Che il conduttore fosse percepito come una minaccia da una certa area politica non era un mistero per nessuno: da quando l’onda nera populista e destrorsa ha infiltrato le istituzioni, Fazio è stato scelto come il nemico pubblico numero uno, venduto come rappresentante della parte non xenofoba e identitaria del Paese. In principio fu la coalizione sovranista, leghista e pentastellata, che lo mise alla gogna per lo stipendio: ai tempi, il ministro dello Sviluppo Economico Luigi Di Maio definì la retribuzione di Fazio come un “caso”, e il suo sodale di governo Matteo Salvini gli fece eco apertamente di “fenomeno buonista”. Da questo punto di vista, il governo Meloni sembra porsi in perfetta continuità con l’operato dei predecessori: non è un caso se l’uomo scelto per dare il via al repulisti di Viale Mazzini è Giampaolo Rossi, l’opinionista anti Soros che, a giorni, diventerà il nuovo direttore generale della Rai. Rossi ha messo Fazio nel mirino da tempi non sospetti: l’anno scorso, chiamando implicitamente in causa Che tempo che fa, parlò di «Alcuni programmi, sotto l’etichetta dell’intrattenimento, producono un condizionamento culturale e politico». Insomma: la volontà di accompagnarlo alla porta era più che manifesta.

Ma proviamo a lasciare da parte logiche di lottizzazione, calcoli politici e opinioni personali sullo stile di conduzione (che può legittimamente non piacere) per porci la più scontata delle domande: Fabio Fazio era l’uomo giusto per un’azienda come la RAI?

La risposta l’ha data lo stesso conduttore in un’intervista di qualche tempo fa: «Le regole le fa il mercato, nessuno regala nulla. Il programma costa 450 mila euro, 15 secondi di pubblicità costano 40mila euro. Considerando 16 minuti di pubblicità, si fa presto a comprendere costi e ricavi». Nulla di strano: Che tempo che fa ha sempre portato ascolti, che significa anche pubblicità, dunque soldi. Con una media di share che su Rai3 è doppia di quella di rete. Fazio l’ha sempre saputo e, sul punto, ha sempre mostrato assoluta trasparenza.
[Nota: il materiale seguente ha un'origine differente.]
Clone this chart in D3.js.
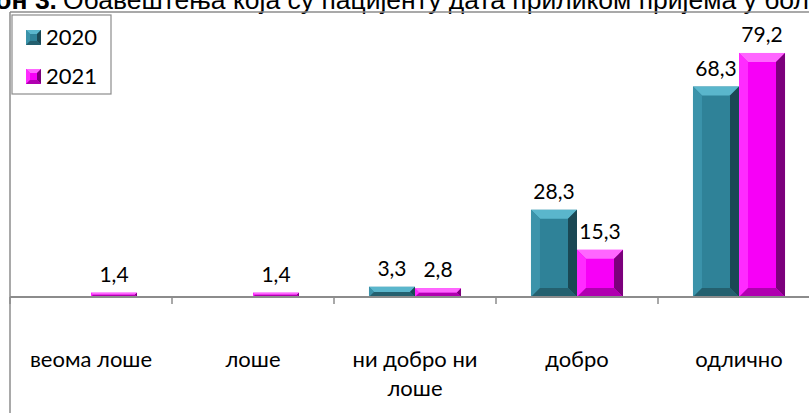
<!DOCTYPE html>
<html>
<head>
<meta charset="utf-8">
<script src="https://cdn.jsdelivr.net/npm/d3@7"></script>
<style>
  body { margin: 0; background: #fff; }
  svg { display: block; }
</style>
</head>
<body>
<div id="chart"></div>
<script>
// data
var categories = ['веома лоше', 'лоше', 'ни добро ни лоше', 'добро', 'одлично'];
var series = ['2020', '2021'];
var values2020 = [0, 0, 3.3, 28.3, 68.3];
var values2021 = [1.4, 1.4, 2.8, 15.3, 79.2];
var titleBold = 'Графикон 3.';
var titleText = 'Обавештења која су пацијенту дата приликом пријема у болницу';

var width = 809, height = 413;
var plotLeft = 10, plotTop = 12, base = 297;

var svg = d3.select('#chart')
  .append('svg')
    .attr('width', width)
    .attr('height', height);

// colours for each series: main, top, left, right, bottom
var pal = {
  '2020': {main: '#2f8298', top: '#5ab6cc', left: '#3b93aa', right: '#1a4854', bottom: '#24606f'},
  '2021': {main: '#f700f7', top: '#ff66ff', left: '#ff2bff', right: '#7c007c', bottom: '#b000b0'}
};

// scales
var x0 = d3.scaleBand()
  .domain(categories)
  .range([plotLeft, plotLeft + 162 * categories.length])
  .paddingInner(0);
var x1 = d3.scaleBand()
  .domain(series)
  .range([0, x0.bandwidth()])
  .paddingInner(0)
  .paddingOuter(0.76);
var y = d3.scaleLinear()
  .domain([0, 92.5])
  .range([base, plotTop]);

// title (cut off at the top and right)
svg.append('text')
  .attr('x', 57)
  .attr('y', 9)
  .attr('text-anchor', 'end')
  .style('font-family', 'Liberation Sans, Arial, sans-serif')
  .style('font-size', '26.5px')
  .style('font-weight', 'bold')
  .text(titleBold);
svg.append('text')
  .attr('x', 63)
  .attr('y', 9)
  .style('font-family', 'Liberation Sans, Arial, sans-serif')
  .style('font-size', '26.5px')
  .text(titleText);

// plot border (top and left)
svg.append('line')
  .attr('x1', plotLeft).attr('x2', width)
  .attr('y1', plotTop).attr('y2', plotTop)
  .attr('stroke', '#8c8c8c').attr('stroke-width', 1.5);
svg.append('line')
  .attr('x1', plotLeft).attr('x2', plotLeft)
  .attr('y1', plotTop).attr('y2', height)
  .attr('stroke', '#8c8c8c').attr('stroke-width', 1.5);

// bevelled box
function bevelBox(g, x, yy, w, h, c, b) {
  b = Math.min(b, w / 2, h / 2);
  g.append('rect').attr('x', x).attr('y', yy).attr('width', w).attr('height', h).attr('fill', c.main);
  var pts = [
    [[x, yy], [x + w, yy], [x + w - b, yy + b], [x + b, yy + b], c.top],
    [[x, yy], [x + b, yy + b], [x + b, yy + h - b], [x, yy + h], c.left],
    [[x + w, yy], [x + w, yy + h], [x + w - b, yy + h - b], [x + w - b, yy + b], c.right],
    [[x, yy + h], [x + b, yy + h - b], [x + w - b, yy + h - b], [x + w, yy + h], c.bottom]
  ];
  pts.forEach(function(p) {
    g.append('polygon')
      .attr('points', p.slice(0, 4).map(function(q) { return q.join(','); }).join(' '))
      .attr('fill', p[4]);
  });
}

// bars
var rows = categories.map(function(cat, i) {
  return {cat: cat, vals: [{s: '2020', v: values2020[i]}, {s: '2021', v: values2021[i]}]};
});

var groups = svg.selectAll('g.cat')
  .data(rows)
  .enter()
  .append('g')
    .attr('class', 'cat')
    .attr('transform', function(d) { return 'translate(' + x0(d.cat) + ',0)'; });

groups.each(function(d) {
  var g = d3.select(this);
  d.vals.forEach(function(e) {
    if (e.v <= 0) return;
    var bx = x1(e.s), by = y(e.v), bh = base - y(e.v);
    bevelBox(g, bx, by, x1.bandwidth(), bh, pal[e.s], 9);
    g.append('text')
      .attr('x', bx + x1.bandwidth() / 2)
      .attr('y', by - 11)
      .attr('text-anchor', 'middle')
      .style('font-family', 'Lato, sans-serif')
      .style('font-size', '21px')
      .attr('fill', '#000')
      .text(d3.format('.1f')(e.v).replace('.', ','));
  });
});

// category axis
svg.append('line')
  .attr('x1', plotLeft).attr('x2', width)
  .attr('y1', base).attr('y2', base)
  .attr('stroke', '#8c8c8c').attr('stroke-width', 2);
svg.selectAll('line.tick')
  .data(categories.concat(['end']))
  .enter()
  .append('line')
    .attr('class', 'tick')
    .attr('x1', function(d, i) { return plotLeft + i * x0.step(); })
    .attr('x2', function(d, i) { return plotLeft + i * x0.step(); })
    .attr('y1', base).attr('y2', base + 7)
    .attr('stroke', '#8c8c8c').attr('stroke-width', 1.5);

// category labels (wrapped like the original)
var wrapped = {'ни добро ни лоше': ['ни добро ни', 'лоше']};
svg.selectAll('text.cat')
  .data(categories)
  .enter()
  .append('text')
    .attr('class', 'cat')
    .attr('x', function(d) { return x0(d) + x0.bandwidth() / 2; })
    .attr('y', 367)
    .attr('text-anchor', 'middle')
    .style('font-family', 'Lato, sans-serif')
    .style('font-size', '22px')
    .each(function(d) {
      var lines = wrapped[d] || [d];
      var t = d3.select(this);
      lines.forEach(function(l, i) {
        t.append('tspan')
          .attr('x', x0(d) + x0.bandwidth() / 2)
          .attr('dy', i === 0 ? 0 : 29)
          .text(l);
      });
    });

// legend
var lg = svg.append('g');
lg.append('rect')
  .attr('x', 12).attr('y', 15)
  .attr('width', 99).attr('height', 79)
  .attr('fill', '#fff')
  .attr('stroke', '#8c8c8c').attr('stroke-width', 1.2);
series.forEach(function(s, i) {
  var cy = 37 + i * 39;
  bevelBox(lg, 26, cy - 7, 15, 15, pal[s], 4);
  lg.append('text')
    .attr('x', 46)
    .attr('y', cy + 8)
    .style('font-family', 'Lato, sans-serif')
    .style('font-size', '22px')
    .text(s);
});
</script>
</body>
</html>
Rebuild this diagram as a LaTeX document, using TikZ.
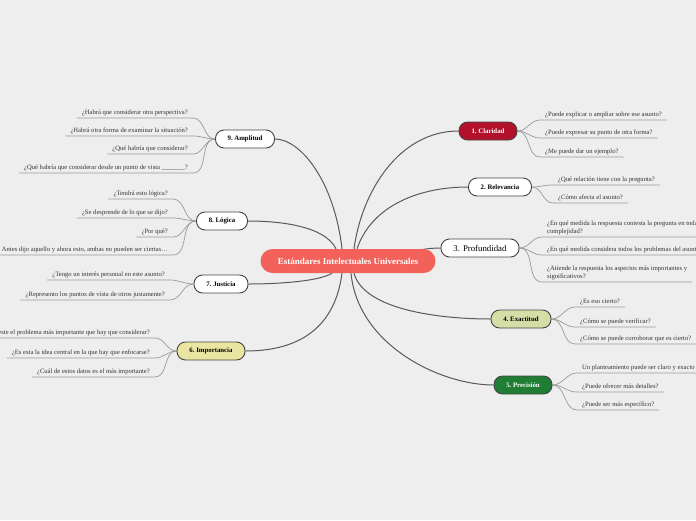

Non è un caso se il conduttore, per anni, ha chiesto alla RAI di rendere pubblici i ricavi del suo programma per spegnere ogni possibile polemichetta sul suo cachet, ma la sua richiesta non è mai stata accolta. Come riporta questa mattina il Corriere, però, chi sa di conti, assicura però che, a fronte di una spesa di 450 mila euro a puntata, gli incassi arrivano al milione.

Se non vogliamo credere ai retroscena, però, possiamo fidarci della Corte dei Conti, che nel 2019 ha archiviato un’inchiesta per danno erariale nei confronti del conduttore, certificando il circolo virtuoso costi–benefici: nessuno scandalo, Fazio è una manna dal cielo per i conti dell’azienda

E poi, che piaccia o meno, c’è un tema grosso come una casa: la qualità del programma. Con tutti i limiti del caso, in una televisione costituzionalmente vecchia, asfittica e pochissimo a passo con i tempi, Fazio è riuscito a realizzare la cosa più vicina a un Late Show americano mai partorita in Italia. Ha portato negli studi RAI Magic Johnson, i Metallica, Barack Obama, Emmanuel Carrère, il Papa, solo per dirne alcuni: chi c’era riuscito prima di lui? 

A chi lo dovrà sostituire non possiamo che augurare un grosso in bocca al lupo: non sarà semplice. L’editto bulgaro meloniano potrebbe trasformarsi presto in un boomerang.